Dimanche 3 mars, 16h33
Impressions éparses : à Rennes, au cœur de la nuit, être prise de vertige à l’idée d’être empilée au-dessus de vingt-cinq étages de gens, et d’essayer de multiplier ce nombre à l’échelle de la ville.
Le lendemain, 6h du mat’, marcher au pas de course derrière le père L qui stresse d’arriver en retard à la gare (nous sommes très en avance) ; passer devant les Champs Libres et l’allée en surplomb qui me fait toujours tant rêver, croiser des fêtards pas encore couchés, et des SDF blottis sous les arches.
7h. Voiture 8, tout le monde dort et cette image me réconforte curieusement.

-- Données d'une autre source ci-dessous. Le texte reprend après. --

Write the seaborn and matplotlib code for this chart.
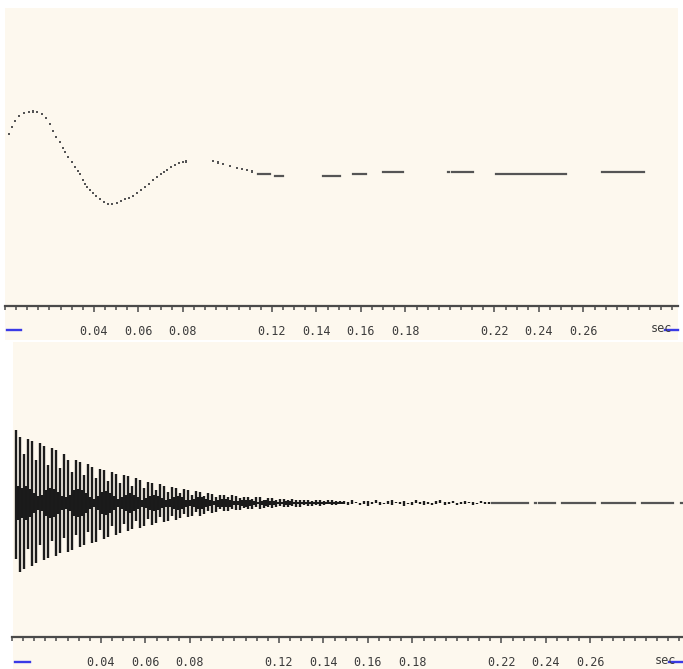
import numpy as np
import pandas as pd
import matplotlib
matplotlib.use("Agg")
import matplotlib.pyplot as plt
from matplotlib.patches import Rectangle
from matplotlib.lines import Line2D
from matplotlib.ticker import FixedLocator, MultipleLocator
import seaborn as sns

# ---------------------------------------------------------------- data
tick_values = [0.04, 0.06, 0.08, 0.12, 0.14, 0.16, 0.18, 0.22, 0.24, 0.26]
tick_labels = ["0.04", "0.06", "0.08", "0.12", "0.14", "0.16", "0.18",
               "0.22", "0.24", "0.26"]
unit_label = "sec"

# upper trace: slow damped oscillation, sampled points (s, relative amplitude)
upper_t = [0.0018, 0.0031, 0.0045, 0.0063, 0.0085, 0.0108, 0.0126, 0.0144,
           0.0166, 0.0184, 0.0202, 0.0216, 0.0229, 0.0247, 0.0261, 0.0270,
           0.0283, 0.0301, 0.0315, 0.0328, 0.0337, 0.0351, 0.0360, 0.0369,
           0.0382, 0.0396, 0.0409, 0.0427, 0.0445, 0.0463, 0.0481, 0.0503,
           0.0521, 0.0539, 0.0557, 0.0575, 0.0593, 0.0611, 0.0629, 0.0647,
           0.0665, 0.0683, 0.0701, 0.0715, 0.0728, 0.0746, 0.0764, 0.0782,
           0.0800, 0.0813, 0.0935, 0.0957, 0.0980, 0.1011, 0.1043, 0.1065,
           0.1088, 0.1110]
upper_v = [0.633, 0.750, 0.850, 0.933, 0.983, 1.000, 1.008, 1.000,
           0.967, 0.900, 0.800, 0.683, 0.583, 0.500, 0.400, 0.333,
           0.250, 0.167, 0.083, 0.017, -0.033, -0.133, -0.200, -0.250,
           -0.300, -0.350, -0.400, -0.450, -0.500, -0.533, -0.533, -0.517,
           -0.483, -0.450, -0.433, -0.400, -0.350, -0.300, -0.250, -0.200,
           -0.133, -0.083, -0.033, 0.000, 0.033, 0.083, 0.117, 0.150,
           0.167, 0.175, 0.183, 0.158, 0.133, 0.100, 0.067, 0.050,
           0.033, 0.008]
# settled tail of the upper trace, drawn as runs of samples
upper_run_start = [0.1137, 0.1213, 0.1429, 0.1564, 0.1699, 0.1991, 0.2009,
                   0.2207, 0.2683]
upper_run_end = [0.1191, 0.1249, 0.1506, 0.1622, 0.1789, 0.1996, 0.2103,
                 0.2521, 0.2872]
upper_run_level = [-0.03, -0.07, -0.06, -0.03, 0.0, 0.0, 0.0, -0.03, 0.0]

# lower trace: fast damped oscillation, one stroke per sample period
lower_dt = 0.0018
lower_top = [1.04, 0.95, 0.70, 0.92, 0.88, 0.62, 0.86, 0.82, 0.55, 0.78,
             0.76, 0.50, 0.70, 0.62, 0.44, 0.62, 0.58, 0.40, 0.56, 0.52,
             0.36, 0.48, 0.47, 0.32, 0.44, 0.42, 0.28, 0.40, 0.38, 0.25,
             0.36, 0.33, 0.22, 0.30, 0.29, 0.19, 0.27, 0.25, 0.16, 0.23,
             0.22, 0.14, 0.20, 0.18, 0.12, 0.17, 0.16, 0.10, 0.14, 0.13,
             0.09, 0.12, 0.12, 0.08, 0.11, 0.10, 0.07, 0.09, 0.09, 0.06,
             0.08, 0.08, 0.05, 0.07, 0.07, 0.05, 0.06, 0.06, 0.04, 0.06,
             0.05, 0.04, 0.05, 0.05, 0.03, 0.05, 0.04, 0.03, 0.04, 0.04,
             0.03, 0.03,
             0.03, 0.01, 0.04, 0.02, 0.00, 0.03, 0.03, 0.01, 0.04, 0.02,
             0.00, 0.03, 0.04, 0.02, 0.01, 0.03, 0.00, 0.02, 0.04, 0.01,
             0.03, 0.02, 0.00, 0.03, 0.04, 0.02, 0.01, 0.03, 0.00, 0.02,
             0.03, 0.01, 0.02, 0.00, 0.03, 0.01, 0.02]
lower_bottom = [0.80, 0.98, 0.94, 0.66, 0.90, 0.86, 0.60, 0.82, 0.78, 0.54,
                0.76, 0.72, 0.50, 0.70, 0.67, 0.46, 0.63, 0.60, 0.42, 0.57,
                0.55, 0.38, 0.52, 0.48, 0.33, 0.46, 0.43, 0.30, 0.40, 0.37,
                0.26, 0.35, 0.33, 0.23, 0.31, 0.29, 0.20, 0.27, 0.25, 0.18,
                0.24, 0.22, 0.15, 0.20, 0.19, 0.13, 0.18, 0.16, 0.11, 0.14,
                0.13, 0.09, 0.12, 0.11, 0.08, 0.10, 0.10, 0.07, 0.09, 0.08,
                0.06, 0.08, 0.07, 0.05, 0.07, 0.06, 0.04, 0.06, 0.05, 0.04,
                0.05, 0.05, 0.03, 0.04, 0.04, 0.03, 0.04, 0.03, 0.02, 0.03,
                0.03, 0.02,
                0.01, 0.03, 0.02, 0.00, 0.03, 0.01, 0.04, 0.02, 0.00, 0.03,
                0.02, 0.01, 0.03, 0.00, 0.02, 0.04, 0.01, 0.03, 0.00, 0.02,
                0.03, 0.01, 0.03, 0.02, 0.00, 0.03, 0.02, 0.00, 0.03, 0.01,
                0.02, 0.00, 0.03, 0.01, 0.00, 0.02, 0.01]
# half-width of the dense band between successive strokes
lower_core = [0.24, 0.22, 0.24, 0.20, 0.14, 0.10, 0.12, 0.18,
              0.22, 0.20, 0.16, 0.10, 0.08, 0.12, 0.18, 0.20,
              0.18, 0.14, 0.08, 0.06, 0.10, 0.16, 0.17, 0.14,
              0.10, 0.06, 0.08, 0.12, 0.14, 0.12, 0.08, 0.05,
              0.07, 0.10, 0.12, 0.10, 0.07, 0.05, 0.06, 0.09,
              0.10, 0.08, 0.05, 0.04, 0.06, 0.08, 0.08, 0.06,
              0.04, 0.03, 0.05, 0.06, 0.06, 0.05, 0.03, 0.03,
              0.04, 0.05, 0.04, 0.03, 0.02, 0.03, 0.04, 0.03,
              0.03, 0.02, 0.02, 0.03, 0.03, 0.02, 0.02, 0.02,
              0.02, 0.02, 0.02, 0.02, 0.02, 0.02, 0.02, 0.02, 0.02, 0.02]
lower_run_start = [0.2157, 0.2351, 0.2369, 0.2472, 0.2652, 0.2831, 0.3006]
lower_run_end = [0.2319, 0.2355, 0.2440, 0.2620, 0.2800, 0.2970, 0.3011]

# ---------------------------------------------------------------- style
PANEL = "#fdf8ee"
INK = "#4a4a4a"
TRACE = "#555555"
BLUE = "#3a3ae6"
FONT = ["DejaVu Sans Mono", "DejaVu Sans"]

plt.rcParams["font.family"] = FONT

W, H = 683, 669
fig = plt.figure(figsize=(W / 100, H / 100), dpi=100, facecolor="white")


def fx(px):
    return px / W


def fy(py):
    return 1 - py / H


def panel(left, top, right, bottom):
    fig.patches.append(Rectangle((fx(left), fy(bottom)), fx(right - left),
                                 (bottom - top) / H, transform=fig.transFigure,
                                 facecolor=PANEL, edgecolor="none", zorder=-5))


def make_axes(left, top, right, spine_y, xmax, ylim):
    ax = fig.add_axes([fx(left), fy(spine_y), fx(right - left),
                       (spine_y - top) / H])
    ax.set_facecolor("none")
    ax.set_zorder(2)
    ax.set_xlim(0, xmax)
    ax.set_ylim(*ylim)
    for side in ("top", "left", "right"):
        ax.spines[side].set_visible(False)
    ax.spines["bottom"].set_color(INK)
    ax.spines["bottom"].set_linewidth(1.6)
    ax.yaxis.set_visible(False)
    ax.xaxis.set_major_locator(FixedLocator(tick_values))
    ax.set_xticklabels(tick_labels)
    ax.xaxis.set_minor_locator(MultipleLocator(0.005))
    ax.tick_params(axis="x", which="major", length=4.5, width=1.1,
                   color=INK, pad=9, labelsize=8.5, labelcolor="#3c3c3c")
    ax.tick_params(axis="x", which="minor", length=3.0, width=1.1,
                   color=INK)
    return ax


def runs_frame(starts, ends, levels):
    rows = []
    for i, (a, b, v) in enumerate(zip(starts, ends, levels)):
        rows.append({"t": a, "v": v, "run": i})
        rows.append({"t": b, "v": v, "run": i})
    return pd.DataFrame(rows)


# ---------------------------------------------------------------- upper panel
panel(5, 8, 678, 340)
ax1 = make_axes(5, 8, 678, 306, 0.3025, (-2.233, 2.733))

upper_df = pd.DataFrame({"t": upper_t, "v": upper_v})
sns.scatterplot(data=upper_df, x="t", y="v", ax=ax1, marker="s", s=3.2,
                color=TRACE, edgecolor="none", legend=False)
sns.lineplot(data=runs_frame(upper_run_start, upper_run_end, upper_run_level),
             x="t", y="v", units="run", estimator=None, ax=ax1,
             color=TRACE, linewidth=1.6, legend=False)
ax1.set_xlabel("")
ax1.set_ylabel("")

# ---------------------------------------------------------------- lower panel
panel(13, 342, 683, 669)
ax2 = make_axes(12, 342, 683, 637, 0.3016, (-1.914, 2.3))

n = len(lower_top)
stroke_t = lower_dt * (np.arange(n) + 1)
ax2.vlines(stroke_t, -np.array(lower_bottom), np.array(lower_top),
           color="#1c1c1c", linewidth=1.7)
core_t = stroke_t[:len(lower_core)] + lower_dt / 2
core = np.array(lower_core)
ax2.vlines(core_t, -core, core, color="#1a1a1a", linewidth=1.7)

sns.lineplot(data=runs_frame(lower_run_start, lower_run_end,
                             [0.0] * len(lower_run_start)),
             x="t", y="v", units="run", estimator=None, ax=ax2,
             color=TRACE, linewidth=1.6, legend=False)
ax2.set_xlabel("")
ax2.set_ylabel("")

# ---------------------------------------------------------------- axis ends
for y_lab, x_left, x_sec in ((330, (7, 21), 661), (662, (15, 30), 665)):
    fig.add_artist(Line2D([fx(x_left[0]), fx(x_left[1])], [fy(y_lab)] * 2,
                          transform=fig.transFigure, color=BLUE, lw=1.7))
    fig.text(fx(x_sec), fy(y_lab - 1), unit_label, ha="center", va="center",
             fontsize=8.5, color="#3c3c3c", family=FONT)
    fig.add_artist(Line2D([fx(x_sec + 4), fx(x_sec + 17)], [fy(y_lab)] * 2,
                          transform=fig.transFigure, color=BLUE, lw=1.7))

fig.savefig("out.png", dpi=100, facecolor="white")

Plus tard, à Paris-Charles-de-Gaulle, ressentir les symptômes croisés d’un malaise-panique au milieu de la file d’attente pour le contrôle des bagages et des personnes. Sourire de l’obéissance soumise d’Angoisse devant maîtresse Xanax. La température qui baisse, le corps qui se stabilise, le reste du voyage se déroule dans l’impression que là, oui là par contre je devrais avoir peur, mais en fait je m’en fous.

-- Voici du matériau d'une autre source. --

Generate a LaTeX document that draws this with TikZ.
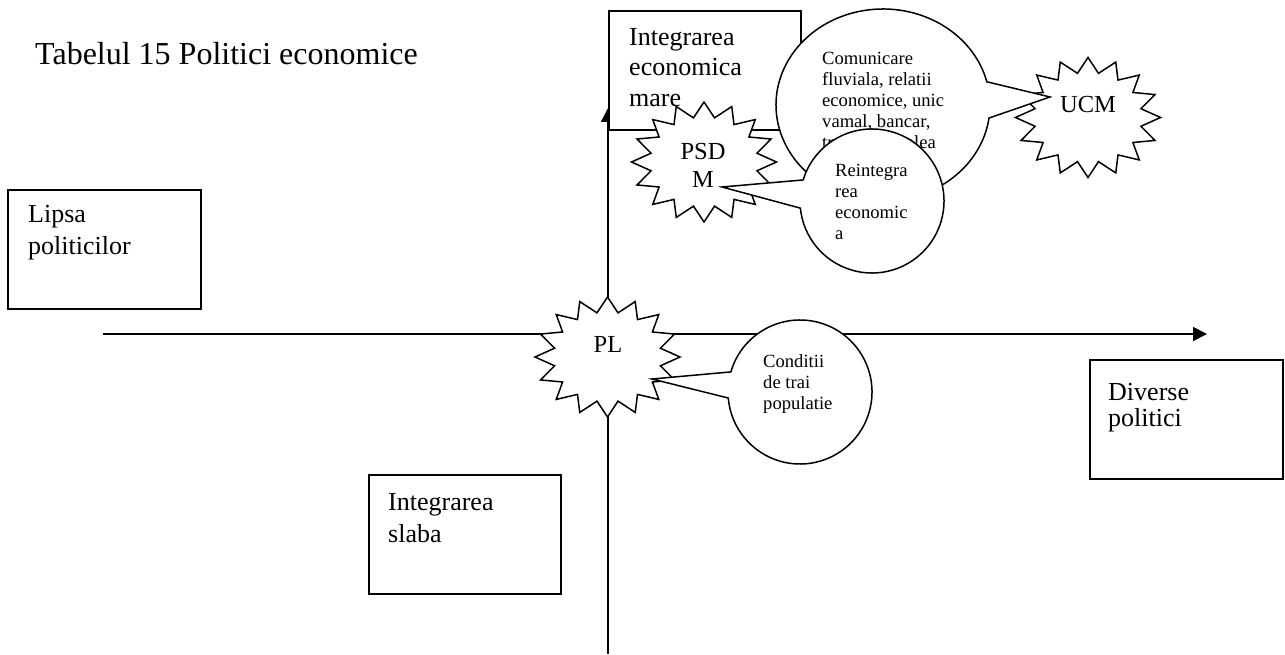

Émerveillement lorsqu’à travers le hublot apparaissent les côtes de Lanzarote. Je ressens une fascination-répulsion étrange au spectacle de cette terre noire et ocre dominée par la silhouette menaçante d’un volcan, dont je ne sais même pas s’il est éteint.
L’hôtel est l’endroit le plus luxueux dans lequel j’ai jamais mis les pieds – pourtant j’ai passé une nuit au SPA de Perros-Guirec. On nous propose à chacun un verre de cava à la réception, puis un… majordome ? place nos bagages sur un charriot et nous conduit à notre chambre. Il est d’une courtoisie exquise, pas obséquieuse, et nous indique les services de l’hôtel avec le sourire. Il y a un bain à remous dans notre chambre, qui a vue sur mer.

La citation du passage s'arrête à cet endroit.